(Lines of data)
* * * * * * * * *

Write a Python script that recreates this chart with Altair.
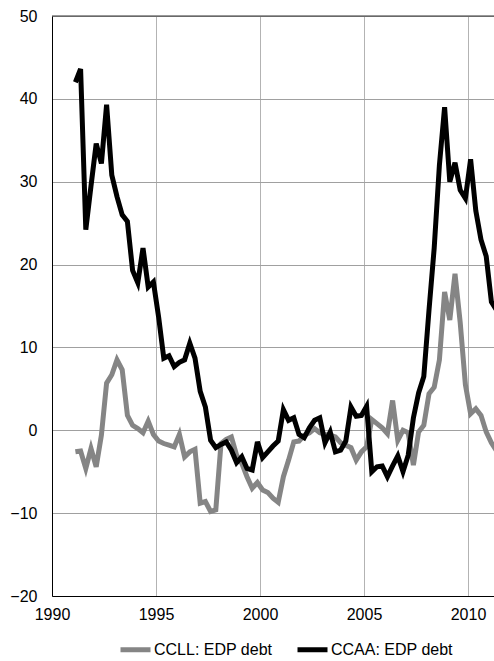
import altair as alt
import pandas as pd

series_names = ["CCLL: EDP debt", "CCAA: EDP debt"]

# quarterly observations, 1991Q1 onward
ccaa = [42.0, 43.6, 24.2, 29.5, 34.6, 32.2, 39.3, 30.8, 28.2, 26.0,
        25.2, 19.3, 17.8, 22.0, 17.3, 17.9, 13.7, 8.7, 9.0, 7.7,
        8.2, 8.5, 10.5, 8.7, 4.7, 2.8, -1.2, -2.1, -1.7, -1.4,
        -2.4, -3.9, -3.2, -4.6, -4.8, -1.4, -3.3, -2.6, -1.9, -1.3,
        2.5, 1.2, 1.5, -0.5, -0.9, 0.3, 1.2, 1.5, -1.5, -0.2,
        -2.6, -2.4, -1.3, 2.8, 1.7, 1.8, 2.9, -5.0, -4.4, -4.3,
        -5.6, -4.3, -3.1, -5.0, -3.0, 1.5, 4.5, 6.5, 14.5, 22.0,
        32.0, 39.0, 30.0, 32.3, 29.0, 28.0, 32.7, 26.5, 23.0, 21.0,
        15.5, 14.5]

ccll = [-2.6, -2.5, -4.6, -2.2, -4.4, -0.6, 5.7, 6.7, 8.5, 7.3,
        1.8, 0.6, 0.2, -0.3, 1.1, -0.5, -1.3, -1.6, -1.8, -2.0,
        -0.5, -3.2, -2.6, -2.3, -8.8, -8.6, -9.8, -9.6, -1.6, -1.1,
        -0.8, -3.0, -4.0, -5.6, -7.0, -6.3, -7.2, -7.5, -8.2, -8.7,
        -5.6, -3.6, -1.4, -1.3, -0.6, -0.3, 0.2, -0.3, -0.5, -0.6,
        -0.8, -1.5, -1.8, -2.1, -3.6, -2.6, -2.0, 1.3, 0.8, 0.3,
        -0.4, 3.6, -1.2, 0.0, -0.3, -4.2, -0.2, 0.6, 4.4, 5.2,
        8.5, 16.7, 13.3, 18.9, 13.0, 5.5, 2.0, 2.6, 1.8, -0.2,
        -1.5, -2.5]

quarters = [f"{1991 + i // 4}Q{i % 4 + 1}" for i in range(len(ccaa))]

x_ticks = [1990, 1995, 2000, 2005, 2010]
y_ticks = [-20, -10, 0, 10, 20, 30, 40, 50]


def qpos(q):
    y, n = q.split("Q")
    return int(y) + (int(n) - 1) / 4 + 0.125


rows = []
for q, a, l in zip(quarters, ccaa, ccll):
    rows.append({"t": qpos(q), "v": l, "series": series_names[0]})
    rows.append({"t": qpos(q), "v": a, "series": series_names[1]})
df = pd.DataFrame(rows)

FONT = "Liberation Sans"

xscale = alt.Scale(domain=[1990, 2011.25], nice=False, zero=False)
yscale = alt.Scale(domain=[-20, 50], nice=False, zero=False)
cscale = alt.Scale(domain=series_names, range=["#858585", "#000000"])

xaxis = alt.Axis(values=x_ticks, format="d", title=None, grid=True,
                 gridColor="#b3b3b3", gridWidth=1, ticks=False,
                 domainColor="#000000", domainWidth=1,
                 labelFont=FONT, labelFontSize=16, labelColor="#000000",
                 labelPadding=10, labelFlush=False)
yaxis = alt.Axis(values=y_ticks, title=None, grid=True,
                 gridColor="#a0a0a0", gridWidth=1, ticks=False,
                 domainColor="#000000", domainWidth=1,
                 labelFont=FONT, labelFontSize=16, labelColor="#000000",
                 labelPadding=15, labelFlush=False)

legend = alt.Legend(title=None, orient="none", legendX=66, legendY=616,
                    direction="horizontal", columns=2,
                    symbolType="stroke", symbolStrokeWidth=5, symbolSize=900,
                    labelFont=FONT, labelFontSize=16, labelColor="#000000",
                    columnPadding=14, labelOffset=1)

base = alt.Chart(df)

gray = base.transform_filter(alt.datum.series == series_names[0]).mark_line(
    strokeWidth=5, clip=True
).encode(
    x=alt.X("t:Q", scale=xscale, axis=xaxis),
    y=alt.Y("v:Q", scale=yscale, axis=yaxis),
    color=alt.Color("series:N", scale=cscale, legend=legend,
                    sort=series_names),
)

black = base.transform_filter(alt.datum.series == series_names[1]).mark_line(
    strokeWidth=5, clip=True
).encode(
    x=alt.X("t:Q", scale=xscale),
    y=alt.Y("v:Q", scale=yscale),
    color=alt.Color("series:N", scale=cscale, legend=legend,
                    sort=series_names),
)

top = alt.Chart(pd.DataFrame({"v": [50]})).mark_rule(
    color="#333333", strokeWidth=1
).encode(y=alt.Y("v:Q", scale=yscale))

chart = alt.layer(gray, black, top).properties(
    width=442, height=580,
    autosize=alt.AutoSizeParams(type="none"),
    padding={"left": 52, "top": 16, "right": 0, "bottom": 65},
).configure_view(stroke=None).configure(background="#ffffff")

chart.save("out.html", embed_options={"renderer": "svg", "actions": False})
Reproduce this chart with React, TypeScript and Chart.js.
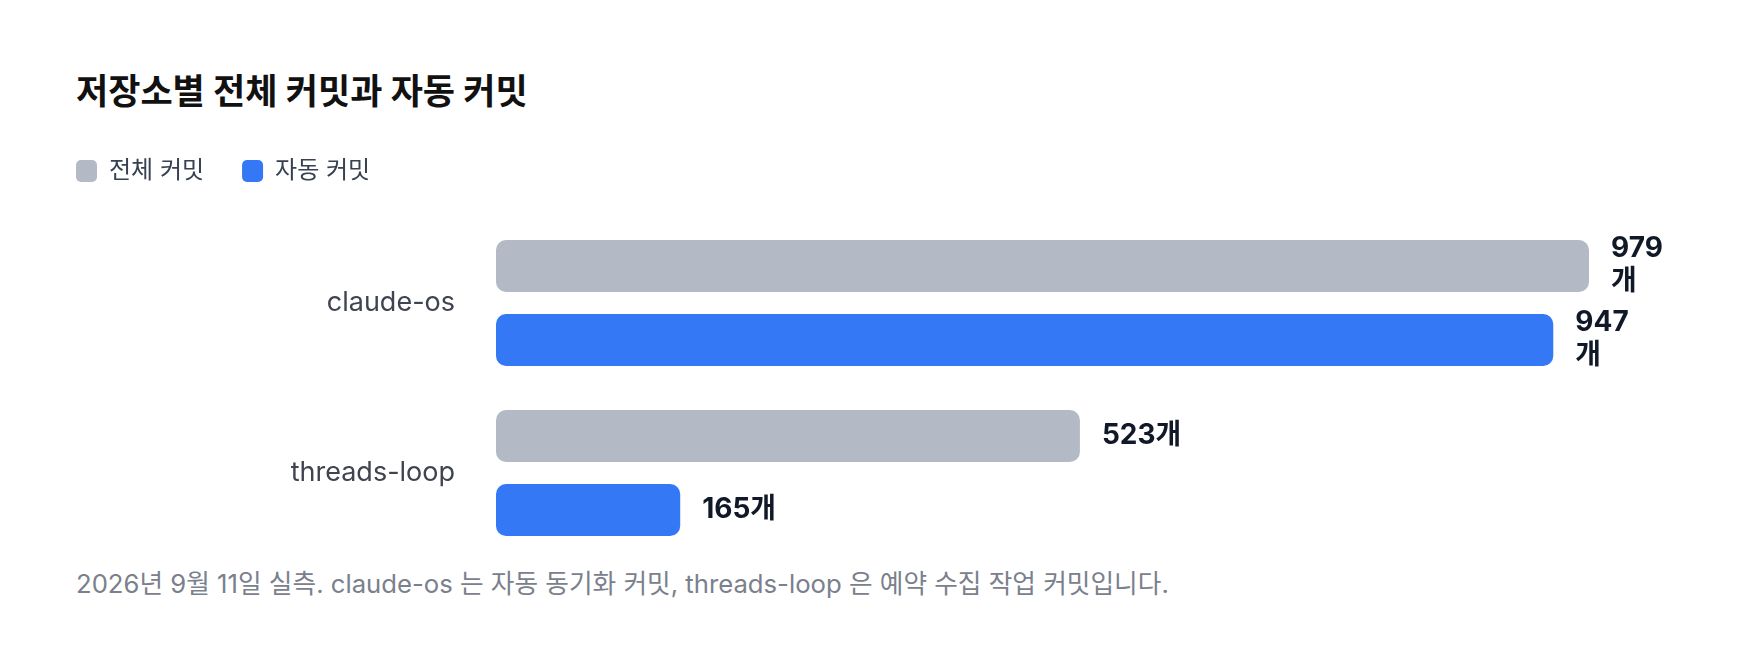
import React, { useEffect, useRef } from 'react';
import { Chart, registerables } from 'chart.js';

Chart.register(...registerables);

const FONT = "Inter, 'Noto Sans CJK KR', sans-serif";

const categories = ['claude-os', 'threads-loop'];
const seriesLabels = ['전체 커밋', '자동 커밋'];
const totalCommits = [979, 523];
const autoCommits = [947, 165];
const unit = '개';

const title = '저장소별 전체 커밋과 자동 커밋';
const footnote =
  '2026년 9월 11일 실측. claude-os 는 자동 동기화 커밋, threads-loop 은 예약 수집 작업 커밋입니다.';

// draws "979개" after each bar, wraps the unit onto a second line when it runs out of room
const valueLabels = {
  id: 'valueLabels',
  afterDatasetsDraw(chart: Chart) {
    const { ctx } = chart;
    const limit = chart.width - 100;
    ctx.save();
    ctx.font = `700 28px ${FONT}`;
    ctx.fillStyle = '#111827';
    ctx.textAlign = 'left';
    ctx.textBaseline = 'middle';
    chart.data.datasets.forEach((ds, di) => {
      const meta = chart.getDatasetMeta(di);
      meta.data.forEach((bar: any, i) => {
        const v = ds.data[i] as number;
        const x = bar.x + 22;
        const text = `${v}${unit}`;
        if (x + ctx.measureText(text).width > limit) {
          ctx.fillText(String(v), x, bar.y - 17);
          ctx.fillText(unit, x, bar.y + 16);
        } else {
          ctx.fillText(text, x, bar.y);
        }
      });
    });
    ctx.restore();
  },
};

const CommitChart: React.FC = () => {
  const chartRef = useRef<HTMLCanvasElement>(null);
  const chartInstance = useRef<Chart | null>(null);

  useEffect(() => {
    if (!chartRef.current) return;
    if (chartInstance.current) chartInstance.current.destroy();

    const ctx = chartRef.current.getContext('2d');
    if (!ctx) return;

    const maxValue = Math.max(...totalCommits, ...autoCommits);

    chartInstance.current = new Chart(ctx, {
      type: 'bar',
      data: {
        labels: categories,
        datasets: [
          {
            label: seriesLabels[0],
            data: totalCommits,
            backgroundColor: '#b3bac5',
            borderWidth: 0,
            borderRadius: 10,
            borderSkipped: false,
            categoryPercentage: 0.87,
            barPercentage: 0.703,
          },
          {
            label: seriesLabels[1],
            data: autoCommits,
            backgroundColor: '#3478f6',
            borderWidth: 0,
            borderRadius: 10,
            borderSkipped: false,
            categoryPercentage: 0.87,
            barPercentage: 0.703,
          },
        ],
      },
      options: {
        indexAxis: 'y',
        animation: false,
        responsive: true,
        maintainAspectRatio: false,
        layout: { padding: { top: 1, left: 30, right: 163, bottom: 0 } },
        plugins: {
          legend: {
            display: true,
            position: 'top',
            align: 'start',
            labels: {
              boxWidth: 21,
              boxHeight: 22,
              useBorderRadius: true,
              borderRadius: 5,
              padding: 38,
              color: '#374151',
              font: { family: FONT, size: 24 },
            },
          },
          tooltip: { enabled: false },
        },
        scales: {
          x: {
            type: 'linear',
            position: 'top',
            min: 0,
            max: maxValue,
            grid: { display: false, drawTicks: false },
            border: { display: false },
            ticks: { display: false },
            afterFit: (axis: any) => {
              axis.height = 25;
            },
          },
          y: {
            grid: { display: false, drawTicks: false },
            border: { display: false },
            ticks: {
              color: '#3f4450',
              padding: 41,
              font: { family: FONT, size: 27 },
            },
            afterFit: (axis: any) => {
              axis.width = 458;
              // the label padding should not eat into the plot height
              axis.paddingTop = 0;
              axis.paddingBottom = 0;
            },
          },
        },
      },
      plugins: [valueLabels],
    });

    return () => {
      if (chartInstance.current) {
        chartInstance.current.destroy();
        chartInstance.current = null;
      }
    };
  }, []);

  return <canvas ref={chartRef} />;
};

const App: React.FC = () => {
  return (
    <div style={{ width: 1744, height: 650, overflow: 'hidden', fontFamily: FONT }}>
      <div
        style={{
          marginTop: 64,
          paddingLeft: 68,
          fontSize: 35,
          lineHeight: '38px',
          fontWeight: 700,
          color: '#111111',
        }}
      >
        {title}
      </div>
      <div style={{ position: 'relative', width: 1744, height: 438, marginTop: 10 }}>
        <CommitChart />
      </div>
      <div
        style={{
          marginTop: 12,
          paddingLeft: 68,
          fontSize: 25.7,
          lineHeight: '28px',
          color: '#7a808c',
        }}
      >
        {footnote}
      </div>
    </div>
  );
};

export default App;
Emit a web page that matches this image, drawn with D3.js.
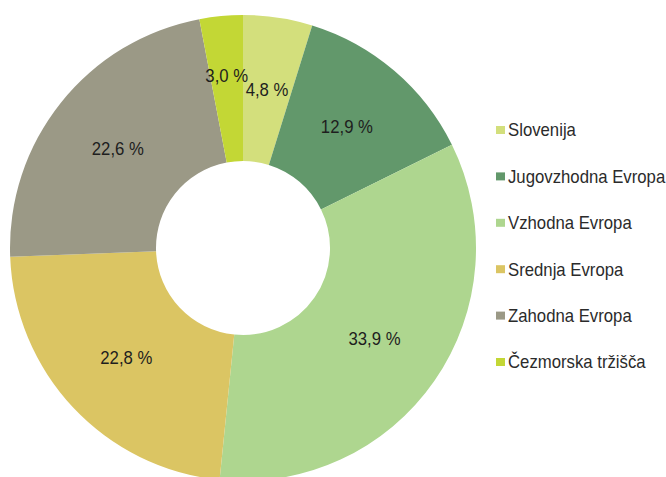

* * * * * * * * *

Work instructions: Beginning at the line above that contains "Reproduce this chart", repeat each line exactly through the one that contains "수집 작업 커밋입니다.';", and leave out the pictures.

Solution to the exercise:
Reproduce this chart with React, TypeScript and Chart.js.
import React, { useEffect, useRef } from 'react';
import { Chart, registerables } from 'chart.js';

Chart.register(...registerables);

const FONT = "Inter, 'Noto Sans CJK KR', sans-serif";

const categories = ['claude-os', 'threads-loop'];
const seriesLabels = ['전체 커밋', '자동 커밋'];
const totalCommits = [979, 523];
const autoCommits = [947, 165];
const unit = '개';

const title = '저장소별 전체 커밋과 자동 커밋';
const footnote =
  '2026년 9월 11일 실측. claude-os 는 자동 동기화 커밋, threads-loop 은 예약 수집 작업 커밋입니다.';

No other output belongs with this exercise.